2017年7月24日月曜日

人を“刺す”アカタテハ

「蝶のように舞い、蜂のように刺す」といったのは、ボクシングの元世界チャンピオン、故モハメド・アリ。蝶も刺すのではないか――そんな思いをいだくような体験をした。
 この時期、夏井川渓谷の隠居で土いじりをするには、早朝5時ごろに起きて出かける(のがいいのだが)。ハマではすでに朝日が昇っている。渓谷では尾根が壁になっているから、太陽が顔を出すのは少し遅い。「天日燦(さん)として焼くがごとし」(三野混沌)になる前に、土いじりを終えねばならない。

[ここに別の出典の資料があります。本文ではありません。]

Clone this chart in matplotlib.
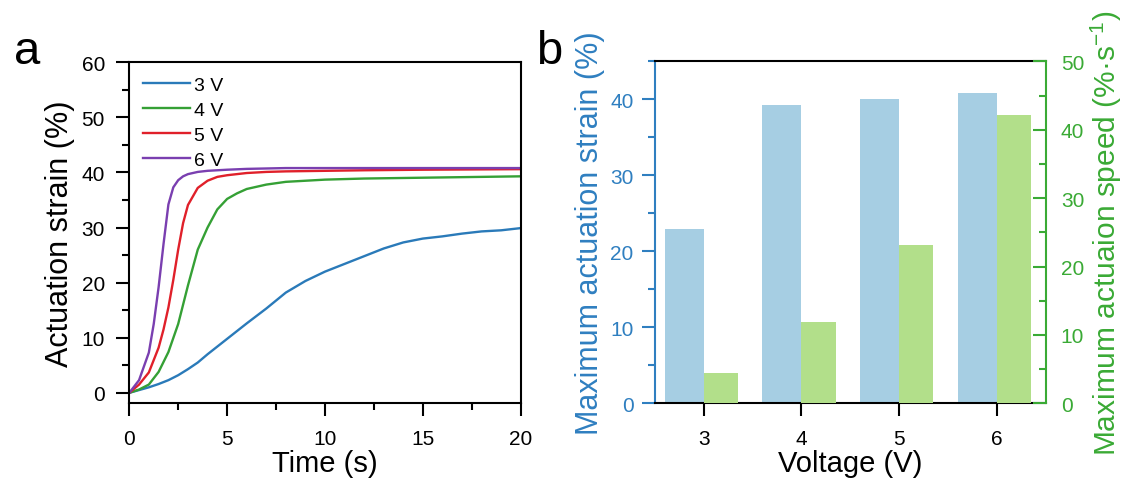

焼けつくような太陽の下で草むしりをしていると、熱中症になりかねないからだ。

 実際には、渓谷に着くのは早くて7時半から8時。すでに太陽が尾根から顔を出している。キュウリとナスを摘み、追肥をして土を寄せるだけで汗だくになる。小一時間もしたらさっさと作業を終える。あとは隠居で朝食をとって、ひたすらゴロンとしている。

 室内でほてりを冷ましていると、いろんな“訪問客”が現れる。平地のわが家と違って、渓谷には清流生まれのアブがいる。これがいつの間にかやって来て、チクリとやる。何年か前までは、軒下にスズメバチが営巣した。

 先日は、キツツキの仲間のアカゲラが突然、飛び込んで来て床の間の壁にぶつかり、激しく鳴いた。これには肝を冷やした。わずか2メートルほどのところで、「キョ、キョ、キョ、キョ」とやられて耳がおかしくなった。アカゲラはそのあと廊下へ回り、やがて外へ脱出した。

 その直後、今度は蝶のアカタテハが現れ、隠居を出たり入ったりしているうちに私の膝頭に止まった=写真。静かにしていると、口吻をストロー状にのばして皮膚をチョンチョンやる。花ではないから蜜はないが、汗をかいたあとなので塩分はあったらしい。それを吸ったのだろうか。

 チョンチョンとやられて初めてわかった。吸蜜といっても、皮膚の表面に「触れて吸う」のではなく、「突ついて(刺して)吸う」のだ。かすかに痛みを感じた。花だって命をつなぐために痛みをこらえているのかもしれない。